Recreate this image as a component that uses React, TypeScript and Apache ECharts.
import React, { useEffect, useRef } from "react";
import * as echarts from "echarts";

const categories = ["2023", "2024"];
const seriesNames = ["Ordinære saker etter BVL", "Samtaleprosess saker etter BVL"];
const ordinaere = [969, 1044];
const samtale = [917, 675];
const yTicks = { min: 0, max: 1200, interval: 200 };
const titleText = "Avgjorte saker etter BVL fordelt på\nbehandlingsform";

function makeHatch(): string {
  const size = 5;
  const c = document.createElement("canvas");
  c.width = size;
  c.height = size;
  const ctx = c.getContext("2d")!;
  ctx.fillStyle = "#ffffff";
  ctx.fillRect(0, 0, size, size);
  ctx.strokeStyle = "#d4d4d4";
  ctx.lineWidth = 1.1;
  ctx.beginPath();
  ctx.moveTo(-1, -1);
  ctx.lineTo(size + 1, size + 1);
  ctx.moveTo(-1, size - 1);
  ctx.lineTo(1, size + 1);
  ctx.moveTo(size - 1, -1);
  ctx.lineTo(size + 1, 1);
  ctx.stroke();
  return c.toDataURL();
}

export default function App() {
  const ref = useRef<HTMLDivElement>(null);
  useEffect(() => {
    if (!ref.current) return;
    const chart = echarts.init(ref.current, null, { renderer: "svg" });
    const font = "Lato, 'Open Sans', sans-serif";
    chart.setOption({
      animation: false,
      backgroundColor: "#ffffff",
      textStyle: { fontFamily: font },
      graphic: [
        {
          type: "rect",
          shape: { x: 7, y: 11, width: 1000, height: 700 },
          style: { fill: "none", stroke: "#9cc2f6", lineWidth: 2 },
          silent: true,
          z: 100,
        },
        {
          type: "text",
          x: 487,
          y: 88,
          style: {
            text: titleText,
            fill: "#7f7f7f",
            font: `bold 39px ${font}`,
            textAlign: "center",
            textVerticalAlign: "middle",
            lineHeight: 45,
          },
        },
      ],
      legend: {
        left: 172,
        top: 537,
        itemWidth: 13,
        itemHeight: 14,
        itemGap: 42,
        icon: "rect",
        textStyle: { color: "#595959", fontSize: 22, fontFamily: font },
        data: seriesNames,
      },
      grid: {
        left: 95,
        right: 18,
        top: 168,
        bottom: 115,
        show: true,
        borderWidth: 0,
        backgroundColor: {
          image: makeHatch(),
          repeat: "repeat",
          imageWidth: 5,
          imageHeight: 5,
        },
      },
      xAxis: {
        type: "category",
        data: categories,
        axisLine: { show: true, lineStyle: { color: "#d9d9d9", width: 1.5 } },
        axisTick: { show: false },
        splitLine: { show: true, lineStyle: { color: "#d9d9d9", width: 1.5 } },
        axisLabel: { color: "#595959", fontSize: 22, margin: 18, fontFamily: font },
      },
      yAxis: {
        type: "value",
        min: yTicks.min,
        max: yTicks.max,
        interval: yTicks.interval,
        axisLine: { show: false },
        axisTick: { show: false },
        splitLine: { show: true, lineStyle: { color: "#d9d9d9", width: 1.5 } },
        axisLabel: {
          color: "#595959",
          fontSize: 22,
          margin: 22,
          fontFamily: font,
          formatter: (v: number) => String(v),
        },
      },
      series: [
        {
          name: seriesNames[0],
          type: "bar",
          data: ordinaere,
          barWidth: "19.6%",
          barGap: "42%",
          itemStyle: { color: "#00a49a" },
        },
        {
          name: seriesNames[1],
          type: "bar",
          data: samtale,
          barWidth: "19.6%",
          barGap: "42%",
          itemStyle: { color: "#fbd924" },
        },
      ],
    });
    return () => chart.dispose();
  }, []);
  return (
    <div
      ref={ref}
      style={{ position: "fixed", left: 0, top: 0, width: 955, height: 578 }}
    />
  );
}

---*---

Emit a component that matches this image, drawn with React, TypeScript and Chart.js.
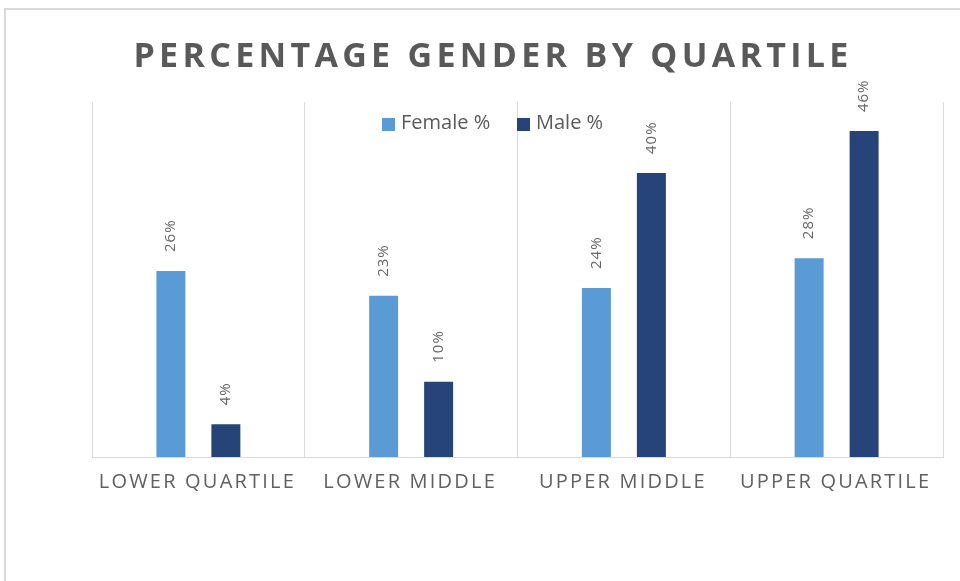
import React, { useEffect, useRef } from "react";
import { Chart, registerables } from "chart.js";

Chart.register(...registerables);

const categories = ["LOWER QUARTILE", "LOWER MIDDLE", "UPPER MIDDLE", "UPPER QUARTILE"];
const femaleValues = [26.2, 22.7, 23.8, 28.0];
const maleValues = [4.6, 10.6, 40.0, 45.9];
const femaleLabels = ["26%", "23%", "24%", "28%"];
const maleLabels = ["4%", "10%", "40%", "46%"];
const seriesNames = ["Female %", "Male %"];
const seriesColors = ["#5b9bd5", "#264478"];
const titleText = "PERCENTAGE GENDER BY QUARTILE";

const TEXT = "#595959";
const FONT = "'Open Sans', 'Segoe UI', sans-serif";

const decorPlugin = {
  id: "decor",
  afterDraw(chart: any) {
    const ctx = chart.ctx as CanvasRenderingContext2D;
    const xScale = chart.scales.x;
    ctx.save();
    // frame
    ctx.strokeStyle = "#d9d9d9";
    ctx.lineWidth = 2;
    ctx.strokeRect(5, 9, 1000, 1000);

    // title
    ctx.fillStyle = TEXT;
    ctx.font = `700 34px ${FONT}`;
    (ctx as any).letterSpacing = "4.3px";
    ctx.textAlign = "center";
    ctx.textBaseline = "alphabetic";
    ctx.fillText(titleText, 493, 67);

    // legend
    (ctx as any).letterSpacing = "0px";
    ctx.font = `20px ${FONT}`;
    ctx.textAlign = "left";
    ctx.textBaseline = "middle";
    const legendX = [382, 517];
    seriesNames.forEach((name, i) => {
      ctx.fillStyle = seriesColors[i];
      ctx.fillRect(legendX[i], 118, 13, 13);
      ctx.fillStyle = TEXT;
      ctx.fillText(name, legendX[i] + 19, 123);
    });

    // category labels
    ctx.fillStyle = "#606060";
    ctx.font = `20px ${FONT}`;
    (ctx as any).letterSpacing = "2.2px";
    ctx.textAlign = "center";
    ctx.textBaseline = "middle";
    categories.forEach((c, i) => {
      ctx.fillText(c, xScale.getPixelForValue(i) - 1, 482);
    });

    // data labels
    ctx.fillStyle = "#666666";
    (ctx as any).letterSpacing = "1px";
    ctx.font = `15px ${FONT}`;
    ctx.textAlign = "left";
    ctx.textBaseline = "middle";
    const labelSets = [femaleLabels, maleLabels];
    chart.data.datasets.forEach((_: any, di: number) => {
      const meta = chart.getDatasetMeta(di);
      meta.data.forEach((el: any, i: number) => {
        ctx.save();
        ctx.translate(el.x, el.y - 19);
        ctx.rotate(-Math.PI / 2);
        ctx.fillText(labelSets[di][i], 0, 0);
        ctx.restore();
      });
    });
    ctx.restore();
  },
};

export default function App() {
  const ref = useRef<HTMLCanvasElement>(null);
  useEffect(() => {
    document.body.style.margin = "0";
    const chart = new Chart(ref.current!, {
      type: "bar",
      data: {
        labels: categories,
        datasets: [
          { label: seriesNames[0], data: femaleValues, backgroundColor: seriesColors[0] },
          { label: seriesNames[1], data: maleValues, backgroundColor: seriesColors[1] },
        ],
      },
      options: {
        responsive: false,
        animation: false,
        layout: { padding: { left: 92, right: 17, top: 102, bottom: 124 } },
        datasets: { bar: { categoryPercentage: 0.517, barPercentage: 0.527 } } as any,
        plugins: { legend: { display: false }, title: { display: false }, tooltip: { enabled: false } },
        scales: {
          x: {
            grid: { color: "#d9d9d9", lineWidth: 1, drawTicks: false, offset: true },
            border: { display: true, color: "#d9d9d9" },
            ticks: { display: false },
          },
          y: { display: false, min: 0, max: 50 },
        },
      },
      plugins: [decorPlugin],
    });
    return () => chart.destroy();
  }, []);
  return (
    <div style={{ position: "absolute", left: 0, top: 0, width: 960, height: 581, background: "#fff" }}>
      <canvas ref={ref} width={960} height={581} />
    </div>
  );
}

---*---

-- Task --
Find each line holding the string "this" and copy it out.

-- Result of the task --
Recreate this image as a component that uses React, TypeScript and Apache ECharts.
Emit a component that matches this image, drawn with React, TypeScript and Chart.js.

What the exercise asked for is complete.